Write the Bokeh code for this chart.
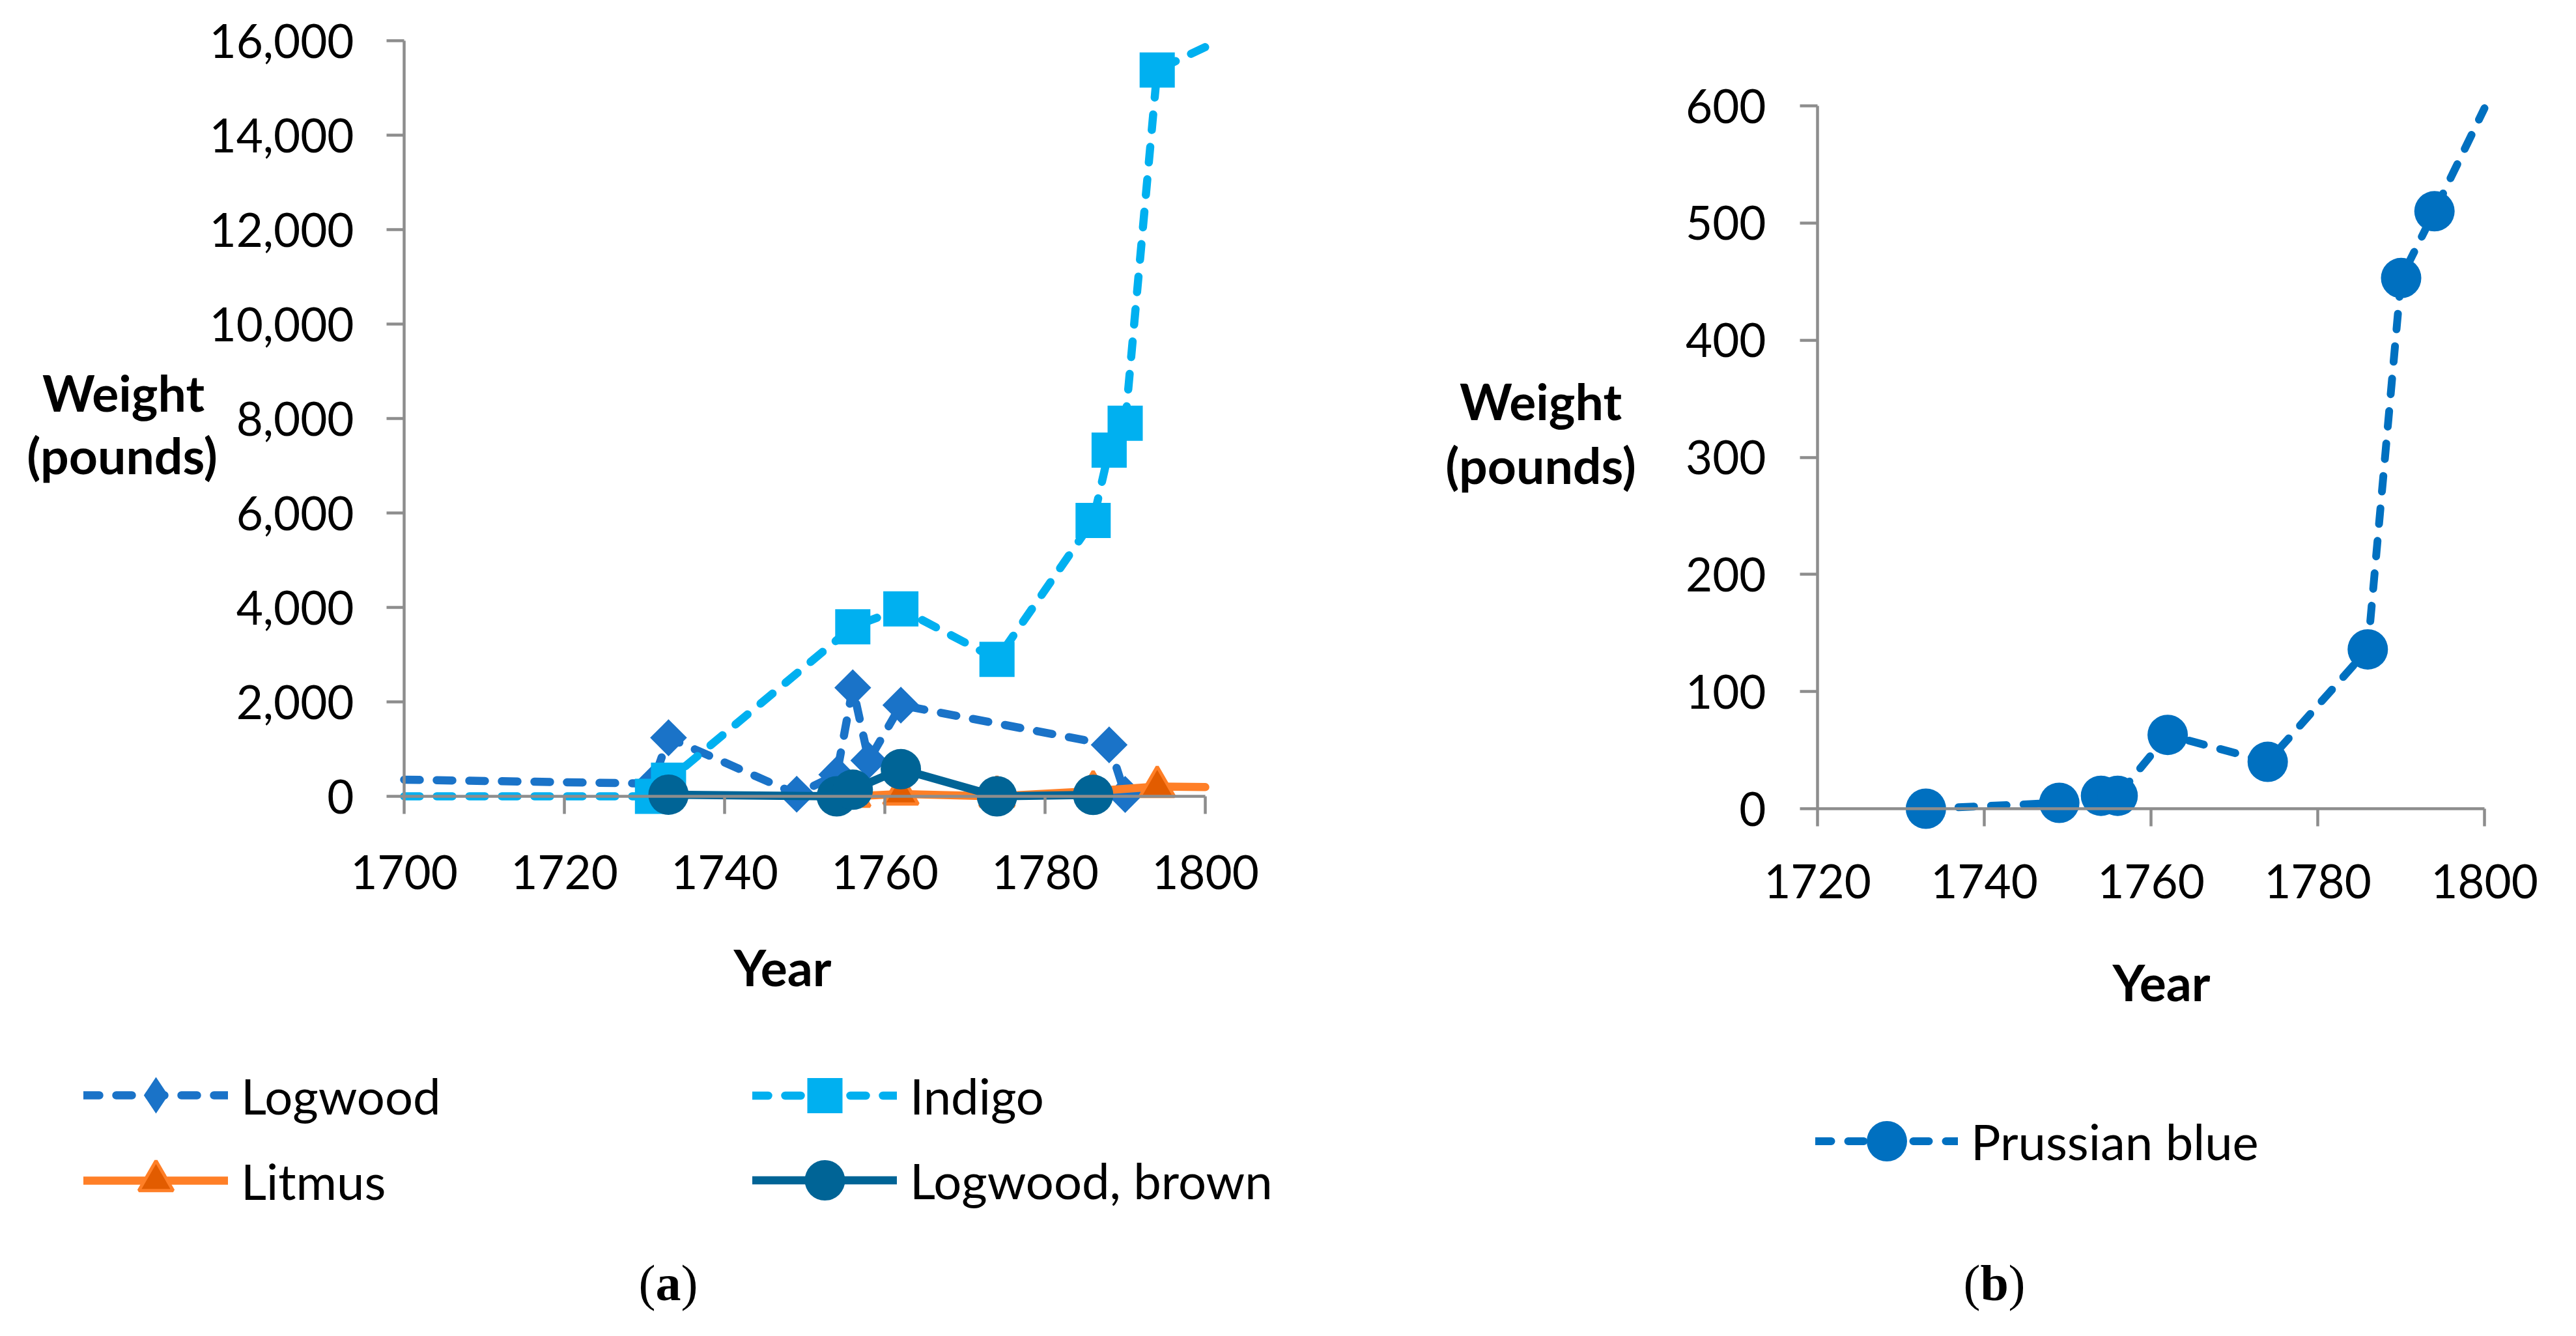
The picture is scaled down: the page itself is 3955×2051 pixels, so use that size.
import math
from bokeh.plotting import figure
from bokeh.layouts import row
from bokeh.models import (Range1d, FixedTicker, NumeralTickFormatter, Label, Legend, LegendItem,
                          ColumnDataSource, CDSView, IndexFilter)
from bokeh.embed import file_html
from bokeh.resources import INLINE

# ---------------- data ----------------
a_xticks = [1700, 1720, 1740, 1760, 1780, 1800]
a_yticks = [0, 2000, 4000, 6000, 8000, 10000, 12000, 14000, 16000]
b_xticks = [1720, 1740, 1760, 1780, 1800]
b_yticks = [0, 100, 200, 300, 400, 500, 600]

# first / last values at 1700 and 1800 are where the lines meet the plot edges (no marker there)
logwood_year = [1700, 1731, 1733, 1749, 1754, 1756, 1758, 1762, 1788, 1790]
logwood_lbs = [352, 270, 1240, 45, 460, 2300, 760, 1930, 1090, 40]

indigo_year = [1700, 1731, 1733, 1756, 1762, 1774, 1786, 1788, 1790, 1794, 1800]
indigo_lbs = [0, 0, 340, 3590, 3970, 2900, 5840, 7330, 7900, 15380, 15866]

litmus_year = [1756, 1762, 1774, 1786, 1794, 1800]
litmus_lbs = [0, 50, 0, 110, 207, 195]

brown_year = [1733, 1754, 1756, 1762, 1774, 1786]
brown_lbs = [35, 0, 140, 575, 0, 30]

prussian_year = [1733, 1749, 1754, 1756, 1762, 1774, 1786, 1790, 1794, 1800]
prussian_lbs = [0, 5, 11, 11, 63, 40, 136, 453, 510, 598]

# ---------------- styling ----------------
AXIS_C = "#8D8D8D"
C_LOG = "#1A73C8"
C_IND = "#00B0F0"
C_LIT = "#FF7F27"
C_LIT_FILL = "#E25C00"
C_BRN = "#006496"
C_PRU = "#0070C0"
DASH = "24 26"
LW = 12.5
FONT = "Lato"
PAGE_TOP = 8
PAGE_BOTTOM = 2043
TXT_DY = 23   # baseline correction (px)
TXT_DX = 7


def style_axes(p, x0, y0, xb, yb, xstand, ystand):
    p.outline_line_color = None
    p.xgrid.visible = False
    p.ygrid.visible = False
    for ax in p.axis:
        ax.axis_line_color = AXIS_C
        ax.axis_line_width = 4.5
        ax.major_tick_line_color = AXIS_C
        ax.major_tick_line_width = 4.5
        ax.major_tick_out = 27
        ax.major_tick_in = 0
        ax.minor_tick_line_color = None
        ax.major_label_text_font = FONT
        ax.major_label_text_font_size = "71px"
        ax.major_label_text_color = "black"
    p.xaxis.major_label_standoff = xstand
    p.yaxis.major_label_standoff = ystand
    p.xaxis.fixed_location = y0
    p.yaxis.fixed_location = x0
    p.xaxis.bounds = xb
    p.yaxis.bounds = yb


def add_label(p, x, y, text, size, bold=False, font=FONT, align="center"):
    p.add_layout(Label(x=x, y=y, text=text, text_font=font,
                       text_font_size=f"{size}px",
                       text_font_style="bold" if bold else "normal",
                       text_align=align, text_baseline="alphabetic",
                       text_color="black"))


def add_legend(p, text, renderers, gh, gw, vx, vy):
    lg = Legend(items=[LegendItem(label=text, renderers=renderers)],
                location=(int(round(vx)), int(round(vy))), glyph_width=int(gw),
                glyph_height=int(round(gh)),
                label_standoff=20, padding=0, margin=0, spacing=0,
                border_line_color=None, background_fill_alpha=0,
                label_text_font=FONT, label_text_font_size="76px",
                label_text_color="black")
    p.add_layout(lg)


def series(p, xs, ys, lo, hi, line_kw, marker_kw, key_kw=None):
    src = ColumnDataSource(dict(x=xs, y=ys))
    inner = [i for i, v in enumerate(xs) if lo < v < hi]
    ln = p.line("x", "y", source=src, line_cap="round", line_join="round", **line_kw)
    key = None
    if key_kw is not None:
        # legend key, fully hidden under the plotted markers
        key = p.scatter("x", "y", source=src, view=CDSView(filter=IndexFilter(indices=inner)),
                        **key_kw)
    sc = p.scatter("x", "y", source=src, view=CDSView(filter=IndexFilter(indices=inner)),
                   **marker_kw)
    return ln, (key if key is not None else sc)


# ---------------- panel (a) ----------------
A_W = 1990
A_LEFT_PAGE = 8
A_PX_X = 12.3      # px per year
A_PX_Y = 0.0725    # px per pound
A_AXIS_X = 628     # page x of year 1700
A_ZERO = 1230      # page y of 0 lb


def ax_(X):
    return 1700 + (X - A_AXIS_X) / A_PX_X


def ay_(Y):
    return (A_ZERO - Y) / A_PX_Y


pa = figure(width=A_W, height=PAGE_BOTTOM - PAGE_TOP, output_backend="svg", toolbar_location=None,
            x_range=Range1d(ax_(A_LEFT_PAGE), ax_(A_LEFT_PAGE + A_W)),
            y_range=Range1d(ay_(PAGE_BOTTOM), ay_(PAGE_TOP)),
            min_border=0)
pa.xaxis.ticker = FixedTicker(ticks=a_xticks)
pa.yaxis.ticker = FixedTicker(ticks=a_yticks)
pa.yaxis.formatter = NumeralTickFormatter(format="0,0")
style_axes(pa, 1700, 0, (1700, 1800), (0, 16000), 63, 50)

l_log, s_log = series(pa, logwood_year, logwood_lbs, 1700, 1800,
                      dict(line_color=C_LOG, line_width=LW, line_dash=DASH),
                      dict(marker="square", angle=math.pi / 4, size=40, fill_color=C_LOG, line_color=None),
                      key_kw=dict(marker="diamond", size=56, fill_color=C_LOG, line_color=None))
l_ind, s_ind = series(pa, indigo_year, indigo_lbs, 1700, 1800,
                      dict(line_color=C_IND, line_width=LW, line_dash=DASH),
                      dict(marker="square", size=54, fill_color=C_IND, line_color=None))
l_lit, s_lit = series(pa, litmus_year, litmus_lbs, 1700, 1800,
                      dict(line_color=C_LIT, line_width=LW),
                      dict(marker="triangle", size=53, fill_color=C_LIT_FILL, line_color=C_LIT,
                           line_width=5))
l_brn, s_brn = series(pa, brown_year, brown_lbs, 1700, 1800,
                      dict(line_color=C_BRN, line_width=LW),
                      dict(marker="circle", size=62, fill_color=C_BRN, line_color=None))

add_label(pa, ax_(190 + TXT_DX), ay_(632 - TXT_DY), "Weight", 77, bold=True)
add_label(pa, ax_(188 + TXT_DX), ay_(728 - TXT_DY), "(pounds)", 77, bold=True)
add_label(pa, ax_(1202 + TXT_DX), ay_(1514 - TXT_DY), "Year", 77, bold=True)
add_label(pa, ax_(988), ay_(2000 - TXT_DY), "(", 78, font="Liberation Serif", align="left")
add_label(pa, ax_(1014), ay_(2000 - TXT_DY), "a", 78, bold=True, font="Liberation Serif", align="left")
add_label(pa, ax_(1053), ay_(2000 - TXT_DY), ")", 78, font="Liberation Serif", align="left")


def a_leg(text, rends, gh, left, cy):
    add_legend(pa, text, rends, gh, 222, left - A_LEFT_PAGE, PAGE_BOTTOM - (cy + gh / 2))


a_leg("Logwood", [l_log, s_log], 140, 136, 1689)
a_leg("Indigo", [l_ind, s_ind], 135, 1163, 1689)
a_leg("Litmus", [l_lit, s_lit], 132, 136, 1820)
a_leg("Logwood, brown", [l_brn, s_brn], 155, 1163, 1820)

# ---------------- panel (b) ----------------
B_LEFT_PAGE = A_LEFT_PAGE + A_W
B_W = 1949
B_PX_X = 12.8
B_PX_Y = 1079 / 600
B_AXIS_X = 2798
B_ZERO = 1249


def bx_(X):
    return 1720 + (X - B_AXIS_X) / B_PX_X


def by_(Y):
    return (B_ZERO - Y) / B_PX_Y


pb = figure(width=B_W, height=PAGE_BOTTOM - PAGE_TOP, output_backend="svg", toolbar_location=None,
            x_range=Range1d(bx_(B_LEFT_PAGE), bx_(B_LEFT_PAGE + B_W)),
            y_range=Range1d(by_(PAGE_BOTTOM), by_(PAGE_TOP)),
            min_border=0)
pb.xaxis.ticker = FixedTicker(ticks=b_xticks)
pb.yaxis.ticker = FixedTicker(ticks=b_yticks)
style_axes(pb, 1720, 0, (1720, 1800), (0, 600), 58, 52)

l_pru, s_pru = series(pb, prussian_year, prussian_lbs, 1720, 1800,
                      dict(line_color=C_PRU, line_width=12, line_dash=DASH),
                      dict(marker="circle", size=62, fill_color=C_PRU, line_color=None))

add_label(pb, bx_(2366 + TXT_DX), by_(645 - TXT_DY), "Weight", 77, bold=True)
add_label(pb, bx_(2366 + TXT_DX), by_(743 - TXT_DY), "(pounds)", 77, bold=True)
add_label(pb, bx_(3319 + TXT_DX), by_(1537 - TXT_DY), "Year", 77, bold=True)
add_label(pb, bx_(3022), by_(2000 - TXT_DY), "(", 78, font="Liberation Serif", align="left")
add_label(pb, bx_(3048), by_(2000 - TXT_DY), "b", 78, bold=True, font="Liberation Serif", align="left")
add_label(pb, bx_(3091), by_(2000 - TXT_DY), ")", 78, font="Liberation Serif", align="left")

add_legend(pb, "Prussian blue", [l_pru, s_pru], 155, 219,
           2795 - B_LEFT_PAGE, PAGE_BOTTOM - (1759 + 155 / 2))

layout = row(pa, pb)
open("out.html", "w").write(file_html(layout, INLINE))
○ ○ ○
Your task is to transcribe only the lines from the line containing "The picture is" through the line containing "453, 510, 598]", word for word.

The picture is scaled down: the page itself is 3955×2051 pixels, so use that size.
import math
from bokeh.plotting import figure
from bokeh.layouts import row
from bokeh.models import (Range1d, FixedTicker, NumeralTickFormatter, Label, Legend, LegendItem,
                          ColumnDataSource, CDSView, IndexFilter)
from bokeh.embed import file_html
from bokeh.resources import INLINE

# ---------------- data ----------------
a_xticks = [1700, 1720, 1740, 1760, 1780, 1800]
a_yticks = [0, 2000, 4000, 6000, 8000, 10000, 12000, 14000, 16000]
b_xticks = [1720, 1740, 1760, 1780, 1800]
b_yticks = [0, 100, 200, 300, 400, 500, 600]

# first / last values at 1700 and 1800 are where the lines meet the plot edges (no marker there)
logwood_year = [1700, 1731, 1733, 1749, 1754, 1756, 1758, 1762, 1788, 1790]
logwood_lbs = [352, 270, 1240, 45, 460, 2300, 760, 1930, 1090, 40]

indigo_year = [1700, 1731, 1733, 1756, 1762, 1774, 1786, 1788, 1790, 1794, 1800]
indigo_lbs = [0, 0, 340, 3590, 3970, 2900, 5840, 7330, 7900, 15380, 15866]

litmus_year = [1756, 1762, 1774, 1786, 1794, 1800]
litmus_lbs = [0, 50, 0, 110, 207, 195]

brown_year = [1733, 1754, 1756, 1762, 1774, 1786]
brown_lbs = [35, 0, 140, 575, 0, 30]

prussian_year = [1733, 1749, 1754, 1756, 1762, 1774, 1786, 1790, 1794, 1800]
prussian_lbs = [0, 5, 11, 11, 63, 40, 136, 453, 510, 598]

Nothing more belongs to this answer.